Exercise goal
Retype exactly the lines below, beginning with the first and ending with the line where "plt.rcParams['mathtext.default'] = 'bf'" appears.

— Start of Stored data —

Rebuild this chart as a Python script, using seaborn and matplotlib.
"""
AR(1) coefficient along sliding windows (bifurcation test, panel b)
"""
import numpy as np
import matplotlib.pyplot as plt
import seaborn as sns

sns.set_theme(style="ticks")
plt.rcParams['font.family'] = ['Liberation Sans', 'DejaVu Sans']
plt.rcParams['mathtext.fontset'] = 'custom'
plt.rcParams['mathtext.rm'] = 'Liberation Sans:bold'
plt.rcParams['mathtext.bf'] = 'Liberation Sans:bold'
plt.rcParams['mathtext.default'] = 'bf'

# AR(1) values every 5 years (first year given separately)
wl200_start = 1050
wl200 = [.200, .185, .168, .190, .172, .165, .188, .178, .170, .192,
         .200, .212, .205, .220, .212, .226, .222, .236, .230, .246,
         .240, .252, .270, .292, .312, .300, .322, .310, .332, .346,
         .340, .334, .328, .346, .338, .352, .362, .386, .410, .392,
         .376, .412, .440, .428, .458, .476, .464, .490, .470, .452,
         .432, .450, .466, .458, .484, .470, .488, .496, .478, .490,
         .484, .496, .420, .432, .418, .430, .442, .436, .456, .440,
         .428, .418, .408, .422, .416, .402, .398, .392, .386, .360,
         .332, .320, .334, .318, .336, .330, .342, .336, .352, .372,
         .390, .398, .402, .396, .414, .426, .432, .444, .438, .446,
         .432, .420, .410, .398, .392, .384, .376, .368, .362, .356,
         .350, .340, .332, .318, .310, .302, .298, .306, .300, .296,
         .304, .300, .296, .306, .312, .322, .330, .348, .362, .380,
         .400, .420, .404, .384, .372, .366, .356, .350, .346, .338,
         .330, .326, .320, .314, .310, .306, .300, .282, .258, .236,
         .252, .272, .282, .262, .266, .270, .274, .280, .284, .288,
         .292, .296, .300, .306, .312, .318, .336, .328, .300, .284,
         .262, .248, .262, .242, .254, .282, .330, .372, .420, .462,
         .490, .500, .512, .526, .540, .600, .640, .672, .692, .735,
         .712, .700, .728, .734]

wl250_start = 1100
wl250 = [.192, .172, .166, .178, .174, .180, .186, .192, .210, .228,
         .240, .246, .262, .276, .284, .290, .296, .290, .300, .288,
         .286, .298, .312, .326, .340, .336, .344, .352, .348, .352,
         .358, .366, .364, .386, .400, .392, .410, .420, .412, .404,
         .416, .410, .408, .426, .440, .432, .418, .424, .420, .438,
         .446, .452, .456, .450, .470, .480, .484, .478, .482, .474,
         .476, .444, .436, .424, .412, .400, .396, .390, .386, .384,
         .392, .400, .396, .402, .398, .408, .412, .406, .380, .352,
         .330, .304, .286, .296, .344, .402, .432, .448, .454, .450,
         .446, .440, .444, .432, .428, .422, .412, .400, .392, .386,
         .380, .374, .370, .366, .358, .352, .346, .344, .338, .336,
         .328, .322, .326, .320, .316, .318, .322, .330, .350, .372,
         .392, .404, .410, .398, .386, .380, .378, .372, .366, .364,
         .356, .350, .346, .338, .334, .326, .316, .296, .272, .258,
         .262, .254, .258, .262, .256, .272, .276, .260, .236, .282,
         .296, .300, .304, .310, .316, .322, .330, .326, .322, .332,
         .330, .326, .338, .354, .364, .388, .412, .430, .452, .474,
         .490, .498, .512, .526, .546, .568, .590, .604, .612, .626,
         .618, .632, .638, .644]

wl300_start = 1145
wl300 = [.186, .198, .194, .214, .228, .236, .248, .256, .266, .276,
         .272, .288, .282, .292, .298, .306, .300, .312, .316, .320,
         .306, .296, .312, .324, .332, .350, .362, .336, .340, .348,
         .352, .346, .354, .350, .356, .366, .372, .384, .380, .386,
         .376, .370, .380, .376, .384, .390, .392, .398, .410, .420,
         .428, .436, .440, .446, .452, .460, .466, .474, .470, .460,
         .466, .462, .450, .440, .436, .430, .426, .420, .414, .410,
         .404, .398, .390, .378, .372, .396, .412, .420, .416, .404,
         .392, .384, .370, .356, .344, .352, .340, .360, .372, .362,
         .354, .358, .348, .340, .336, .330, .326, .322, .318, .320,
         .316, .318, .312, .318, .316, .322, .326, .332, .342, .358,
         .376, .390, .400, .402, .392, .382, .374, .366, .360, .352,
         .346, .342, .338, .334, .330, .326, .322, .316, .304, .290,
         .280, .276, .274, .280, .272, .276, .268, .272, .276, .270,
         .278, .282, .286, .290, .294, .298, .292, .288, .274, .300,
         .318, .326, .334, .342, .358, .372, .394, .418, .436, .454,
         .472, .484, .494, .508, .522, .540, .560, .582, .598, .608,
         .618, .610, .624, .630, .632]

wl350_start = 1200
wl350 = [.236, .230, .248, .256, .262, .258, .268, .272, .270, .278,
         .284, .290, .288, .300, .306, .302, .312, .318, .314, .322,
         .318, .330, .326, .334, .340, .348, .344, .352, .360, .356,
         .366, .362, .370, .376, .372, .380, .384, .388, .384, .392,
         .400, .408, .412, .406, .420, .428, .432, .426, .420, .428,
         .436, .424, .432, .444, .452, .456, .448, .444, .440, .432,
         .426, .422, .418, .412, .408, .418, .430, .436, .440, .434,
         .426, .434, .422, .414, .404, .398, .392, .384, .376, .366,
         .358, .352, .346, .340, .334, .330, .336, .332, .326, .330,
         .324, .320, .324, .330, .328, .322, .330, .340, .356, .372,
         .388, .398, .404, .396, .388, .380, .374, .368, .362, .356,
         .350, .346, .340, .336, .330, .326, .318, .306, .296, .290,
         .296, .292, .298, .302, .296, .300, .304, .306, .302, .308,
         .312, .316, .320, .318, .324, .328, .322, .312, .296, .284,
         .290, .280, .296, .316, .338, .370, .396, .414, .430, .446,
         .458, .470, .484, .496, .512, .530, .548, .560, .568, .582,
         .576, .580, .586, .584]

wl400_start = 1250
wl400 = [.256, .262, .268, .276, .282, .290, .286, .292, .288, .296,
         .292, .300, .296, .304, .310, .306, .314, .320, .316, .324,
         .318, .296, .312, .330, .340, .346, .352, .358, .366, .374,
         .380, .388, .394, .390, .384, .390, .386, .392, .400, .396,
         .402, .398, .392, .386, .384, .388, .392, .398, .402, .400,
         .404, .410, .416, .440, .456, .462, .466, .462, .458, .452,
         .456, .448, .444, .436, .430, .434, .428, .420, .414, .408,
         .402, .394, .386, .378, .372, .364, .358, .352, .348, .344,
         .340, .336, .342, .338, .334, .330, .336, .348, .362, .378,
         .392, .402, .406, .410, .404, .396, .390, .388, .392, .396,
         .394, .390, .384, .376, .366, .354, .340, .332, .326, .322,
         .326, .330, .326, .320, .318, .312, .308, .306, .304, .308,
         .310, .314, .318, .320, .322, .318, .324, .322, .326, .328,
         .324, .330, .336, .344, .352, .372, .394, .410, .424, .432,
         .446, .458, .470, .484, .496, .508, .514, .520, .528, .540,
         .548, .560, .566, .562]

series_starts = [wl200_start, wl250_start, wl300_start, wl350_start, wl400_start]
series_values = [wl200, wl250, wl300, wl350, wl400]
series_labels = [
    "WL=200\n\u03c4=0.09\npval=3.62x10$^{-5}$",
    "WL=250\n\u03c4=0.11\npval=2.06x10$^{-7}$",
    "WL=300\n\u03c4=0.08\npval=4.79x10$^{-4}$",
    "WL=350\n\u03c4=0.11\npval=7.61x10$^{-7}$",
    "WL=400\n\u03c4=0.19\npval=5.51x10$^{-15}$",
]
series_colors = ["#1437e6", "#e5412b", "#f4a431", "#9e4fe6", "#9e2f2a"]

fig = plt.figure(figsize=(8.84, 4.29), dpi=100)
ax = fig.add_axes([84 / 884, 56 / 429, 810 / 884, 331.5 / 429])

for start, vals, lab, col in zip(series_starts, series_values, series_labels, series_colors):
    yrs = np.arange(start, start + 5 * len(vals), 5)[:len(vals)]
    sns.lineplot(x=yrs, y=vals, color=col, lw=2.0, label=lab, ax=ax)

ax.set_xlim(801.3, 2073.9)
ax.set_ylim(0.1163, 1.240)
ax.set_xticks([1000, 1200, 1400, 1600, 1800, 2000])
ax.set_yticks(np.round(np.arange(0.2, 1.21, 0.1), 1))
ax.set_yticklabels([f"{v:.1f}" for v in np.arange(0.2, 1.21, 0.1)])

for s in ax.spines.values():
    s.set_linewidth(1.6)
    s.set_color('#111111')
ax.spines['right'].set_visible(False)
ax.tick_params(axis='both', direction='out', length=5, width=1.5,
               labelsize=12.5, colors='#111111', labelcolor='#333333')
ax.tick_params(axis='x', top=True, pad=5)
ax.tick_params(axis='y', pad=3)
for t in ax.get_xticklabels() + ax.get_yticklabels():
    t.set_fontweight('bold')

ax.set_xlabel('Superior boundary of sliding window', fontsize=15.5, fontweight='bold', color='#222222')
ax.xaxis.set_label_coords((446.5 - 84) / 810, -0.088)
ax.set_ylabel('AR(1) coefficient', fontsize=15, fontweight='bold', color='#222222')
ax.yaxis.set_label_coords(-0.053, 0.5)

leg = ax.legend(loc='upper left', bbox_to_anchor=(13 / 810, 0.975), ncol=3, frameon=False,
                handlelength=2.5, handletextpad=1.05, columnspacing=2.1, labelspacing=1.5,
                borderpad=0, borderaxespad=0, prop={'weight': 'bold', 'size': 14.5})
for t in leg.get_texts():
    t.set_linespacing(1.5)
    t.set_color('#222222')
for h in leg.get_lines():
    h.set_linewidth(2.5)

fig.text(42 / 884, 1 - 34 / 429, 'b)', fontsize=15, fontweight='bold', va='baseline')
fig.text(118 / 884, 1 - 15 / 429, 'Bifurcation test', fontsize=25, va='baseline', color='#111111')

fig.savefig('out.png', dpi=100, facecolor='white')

— End of Stored data —

Task response
Rebuild this chart as a Python script, using seaborn and matplotlib.
"""
AR(1) coefficient along sliding windows (bifurcation test, panel b)
"""
import numpy as np
import matplotlib.pyplot as plt
import seaborn as sns

sns.set_theme(style="ticks")
plt.rcParams['font.family'] = ['Liberation Sans', 'DejaVu Sans']
plt.rcParams['mathtext.fontset'] = 'custom'
plt.rcParams['mathtext.rm'] = 'Liberation Sans:bold'
plt.rcParams['mathtext.bf'] = 'Liberation Sans:bold'
plt.rcParams['mathtext.default'] = 'bf'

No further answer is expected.